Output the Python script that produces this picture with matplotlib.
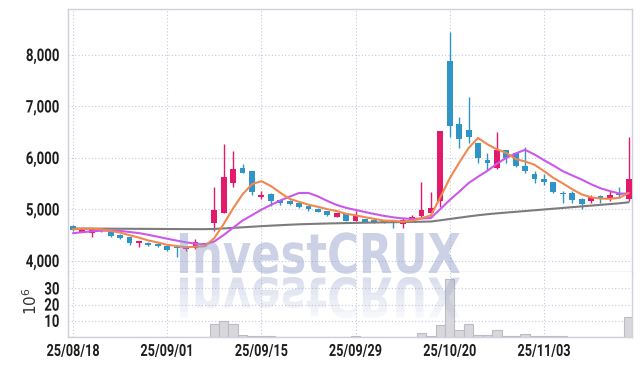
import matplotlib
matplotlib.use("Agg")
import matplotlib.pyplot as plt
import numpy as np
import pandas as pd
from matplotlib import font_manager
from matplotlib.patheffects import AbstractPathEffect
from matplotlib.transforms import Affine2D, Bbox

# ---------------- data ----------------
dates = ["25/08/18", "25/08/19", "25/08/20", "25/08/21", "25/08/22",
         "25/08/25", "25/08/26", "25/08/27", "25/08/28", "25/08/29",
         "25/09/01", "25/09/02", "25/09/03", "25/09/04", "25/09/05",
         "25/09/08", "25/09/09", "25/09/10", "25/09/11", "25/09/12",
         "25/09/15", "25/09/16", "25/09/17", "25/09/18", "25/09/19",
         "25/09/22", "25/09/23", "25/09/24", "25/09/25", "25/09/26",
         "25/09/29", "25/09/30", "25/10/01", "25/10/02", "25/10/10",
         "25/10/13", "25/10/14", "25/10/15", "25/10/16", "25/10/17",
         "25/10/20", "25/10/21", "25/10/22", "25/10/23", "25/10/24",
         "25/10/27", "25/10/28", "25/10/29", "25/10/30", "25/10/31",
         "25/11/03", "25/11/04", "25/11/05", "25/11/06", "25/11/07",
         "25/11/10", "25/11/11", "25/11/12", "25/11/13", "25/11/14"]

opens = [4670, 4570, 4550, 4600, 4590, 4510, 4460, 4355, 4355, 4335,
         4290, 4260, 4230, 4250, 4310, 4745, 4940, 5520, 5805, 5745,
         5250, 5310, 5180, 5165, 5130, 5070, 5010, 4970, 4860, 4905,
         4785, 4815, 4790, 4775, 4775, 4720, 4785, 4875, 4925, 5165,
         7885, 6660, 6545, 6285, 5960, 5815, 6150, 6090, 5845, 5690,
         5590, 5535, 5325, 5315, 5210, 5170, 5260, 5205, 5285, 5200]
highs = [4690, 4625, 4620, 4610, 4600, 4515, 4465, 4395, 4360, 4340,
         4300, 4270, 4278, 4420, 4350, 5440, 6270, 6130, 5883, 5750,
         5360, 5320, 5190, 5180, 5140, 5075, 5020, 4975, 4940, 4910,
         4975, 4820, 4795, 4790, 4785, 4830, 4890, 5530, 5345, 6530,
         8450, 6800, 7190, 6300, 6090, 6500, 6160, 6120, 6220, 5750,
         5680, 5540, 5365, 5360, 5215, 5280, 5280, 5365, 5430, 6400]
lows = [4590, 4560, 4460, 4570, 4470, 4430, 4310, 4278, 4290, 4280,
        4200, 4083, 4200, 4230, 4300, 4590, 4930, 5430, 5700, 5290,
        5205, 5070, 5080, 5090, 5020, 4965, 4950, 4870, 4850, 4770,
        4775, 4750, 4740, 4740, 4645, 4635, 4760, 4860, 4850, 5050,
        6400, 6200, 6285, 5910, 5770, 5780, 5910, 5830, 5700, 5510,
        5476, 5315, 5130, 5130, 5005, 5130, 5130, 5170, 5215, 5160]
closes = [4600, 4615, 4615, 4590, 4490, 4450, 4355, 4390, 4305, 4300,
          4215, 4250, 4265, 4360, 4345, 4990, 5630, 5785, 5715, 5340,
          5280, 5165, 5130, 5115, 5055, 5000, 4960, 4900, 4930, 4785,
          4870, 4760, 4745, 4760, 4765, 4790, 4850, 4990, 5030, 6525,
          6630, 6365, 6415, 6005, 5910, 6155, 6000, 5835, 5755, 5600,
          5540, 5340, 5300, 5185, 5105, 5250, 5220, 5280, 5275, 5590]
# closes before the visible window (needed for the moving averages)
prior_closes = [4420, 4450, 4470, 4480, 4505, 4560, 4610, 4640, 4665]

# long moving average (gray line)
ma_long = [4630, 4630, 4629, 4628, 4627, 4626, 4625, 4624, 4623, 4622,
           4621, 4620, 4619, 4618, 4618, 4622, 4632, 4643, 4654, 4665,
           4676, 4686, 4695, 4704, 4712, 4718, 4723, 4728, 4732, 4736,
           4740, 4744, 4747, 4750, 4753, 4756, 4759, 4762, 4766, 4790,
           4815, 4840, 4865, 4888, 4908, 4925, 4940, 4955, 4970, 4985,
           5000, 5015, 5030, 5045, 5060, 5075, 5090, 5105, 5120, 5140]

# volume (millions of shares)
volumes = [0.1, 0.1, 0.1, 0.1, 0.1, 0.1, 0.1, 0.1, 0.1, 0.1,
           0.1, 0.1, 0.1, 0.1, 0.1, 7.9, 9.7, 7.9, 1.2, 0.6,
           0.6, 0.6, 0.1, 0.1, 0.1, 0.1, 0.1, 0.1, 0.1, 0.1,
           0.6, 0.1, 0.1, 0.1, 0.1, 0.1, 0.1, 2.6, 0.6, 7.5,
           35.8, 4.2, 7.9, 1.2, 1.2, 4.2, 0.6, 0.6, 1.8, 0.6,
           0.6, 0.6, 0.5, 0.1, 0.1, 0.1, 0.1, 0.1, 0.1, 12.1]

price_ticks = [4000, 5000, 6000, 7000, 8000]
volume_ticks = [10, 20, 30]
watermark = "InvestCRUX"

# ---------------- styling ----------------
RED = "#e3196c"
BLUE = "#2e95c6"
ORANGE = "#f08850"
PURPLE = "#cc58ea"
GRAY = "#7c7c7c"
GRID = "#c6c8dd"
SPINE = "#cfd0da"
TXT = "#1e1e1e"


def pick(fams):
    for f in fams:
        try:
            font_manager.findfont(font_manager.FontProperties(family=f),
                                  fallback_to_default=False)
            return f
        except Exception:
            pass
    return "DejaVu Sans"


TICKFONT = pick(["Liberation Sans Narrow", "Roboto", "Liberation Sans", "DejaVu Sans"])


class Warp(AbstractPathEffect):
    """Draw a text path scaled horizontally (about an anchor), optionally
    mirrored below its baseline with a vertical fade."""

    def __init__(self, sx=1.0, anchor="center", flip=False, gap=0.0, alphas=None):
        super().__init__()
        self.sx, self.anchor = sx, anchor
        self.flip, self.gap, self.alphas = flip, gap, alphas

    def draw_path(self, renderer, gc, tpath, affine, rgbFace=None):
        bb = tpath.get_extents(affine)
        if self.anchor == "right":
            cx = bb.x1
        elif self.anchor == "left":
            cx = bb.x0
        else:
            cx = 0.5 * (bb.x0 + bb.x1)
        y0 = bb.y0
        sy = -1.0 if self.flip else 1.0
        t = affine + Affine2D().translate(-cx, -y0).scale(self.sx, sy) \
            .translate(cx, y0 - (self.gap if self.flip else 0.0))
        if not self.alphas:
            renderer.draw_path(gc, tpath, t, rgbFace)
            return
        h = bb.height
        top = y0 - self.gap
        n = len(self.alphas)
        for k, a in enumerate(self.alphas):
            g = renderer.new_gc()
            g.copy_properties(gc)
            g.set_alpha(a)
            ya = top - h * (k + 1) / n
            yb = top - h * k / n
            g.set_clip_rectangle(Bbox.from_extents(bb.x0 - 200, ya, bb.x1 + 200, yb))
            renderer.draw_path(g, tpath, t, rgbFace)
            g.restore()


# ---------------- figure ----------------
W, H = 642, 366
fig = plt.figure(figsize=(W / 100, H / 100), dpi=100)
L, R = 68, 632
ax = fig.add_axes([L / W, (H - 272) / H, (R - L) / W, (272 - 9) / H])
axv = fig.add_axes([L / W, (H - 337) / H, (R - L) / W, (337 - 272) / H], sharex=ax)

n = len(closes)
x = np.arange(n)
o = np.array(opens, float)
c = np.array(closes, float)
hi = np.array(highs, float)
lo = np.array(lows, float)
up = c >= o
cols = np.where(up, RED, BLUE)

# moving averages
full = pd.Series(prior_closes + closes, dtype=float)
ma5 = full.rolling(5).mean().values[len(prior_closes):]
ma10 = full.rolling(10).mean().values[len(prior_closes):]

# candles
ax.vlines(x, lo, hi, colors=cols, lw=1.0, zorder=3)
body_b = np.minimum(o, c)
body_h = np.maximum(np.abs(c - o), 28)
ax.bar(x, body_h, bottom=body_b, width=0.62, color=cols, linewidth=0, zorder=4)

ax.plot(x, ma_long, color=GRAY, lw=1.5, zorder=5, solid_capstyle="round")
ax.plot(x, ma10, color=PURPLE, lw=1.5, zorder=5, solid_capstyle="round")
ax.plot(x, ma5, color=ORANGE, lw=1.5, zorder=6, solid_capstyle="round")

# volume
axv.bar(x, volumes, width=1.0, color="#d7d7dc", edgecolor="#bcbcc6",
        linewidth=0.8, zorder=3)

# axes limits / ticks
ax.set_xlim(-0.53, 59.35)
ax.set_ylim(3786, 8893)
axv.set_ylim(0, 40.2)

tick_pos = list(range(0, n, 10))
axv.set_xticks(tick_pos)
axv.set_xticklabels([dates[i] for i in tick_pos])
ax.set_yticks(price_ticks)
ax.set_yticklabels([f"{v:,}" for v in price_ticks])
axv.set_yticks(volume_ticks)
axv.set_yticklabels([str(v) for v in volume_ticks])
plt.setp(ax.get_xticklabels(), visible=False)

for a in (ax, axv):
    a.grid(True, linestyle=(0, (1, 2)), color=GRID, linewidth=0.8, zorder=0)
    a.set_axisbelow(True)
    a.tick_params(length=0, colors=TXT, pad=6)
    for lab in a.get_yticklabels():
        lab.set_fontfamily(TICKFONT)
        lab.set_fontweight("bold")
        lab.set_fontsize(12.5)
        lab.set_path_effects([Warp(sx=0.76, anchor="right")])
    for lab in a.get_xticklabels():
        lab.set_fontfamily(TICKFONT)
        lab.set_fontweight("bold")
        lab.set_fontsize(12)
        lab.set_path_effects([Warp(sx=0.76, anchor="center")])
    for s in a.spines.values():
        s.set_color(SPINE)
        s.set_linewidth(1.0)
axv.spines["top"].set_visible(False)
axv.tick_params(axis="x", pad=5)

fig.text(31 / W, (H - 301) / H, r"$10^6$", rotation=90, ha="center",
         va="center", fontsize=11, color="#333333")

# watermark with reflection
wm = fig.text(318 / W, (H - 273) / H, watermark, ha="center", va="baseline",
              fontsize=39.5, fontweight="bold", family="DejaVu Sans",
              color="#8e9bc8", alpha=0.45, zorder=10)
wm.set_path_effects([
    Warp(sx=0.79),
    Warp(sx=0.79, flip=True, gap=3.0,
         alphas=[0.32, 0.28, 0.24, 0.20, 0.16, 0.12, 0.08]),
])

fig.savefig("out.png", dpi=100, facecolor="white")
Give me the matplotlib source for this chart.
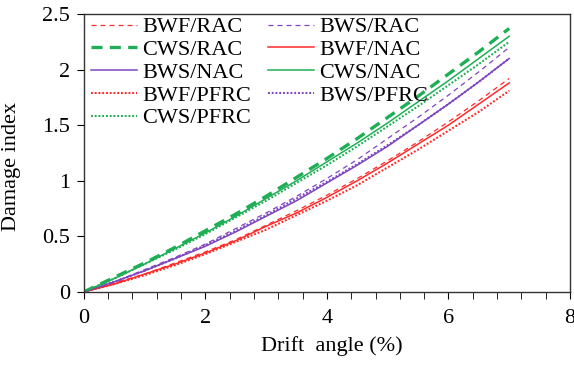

What you need to do: Find each line in the records holding the string "matplotlib" and show it.

Finished answer:
Output the Python script that produces this picture with matplotlib.
import matplotlib
matplotlib.use("Agg")
import matplotlib.pyplot as plt
from matplotlib import font_manager
from matplotlib.patheffects import AbstractPathEffect
from matplotlib.transforms import Affine2D, Bbox
Give me the matplotlib source for this chart.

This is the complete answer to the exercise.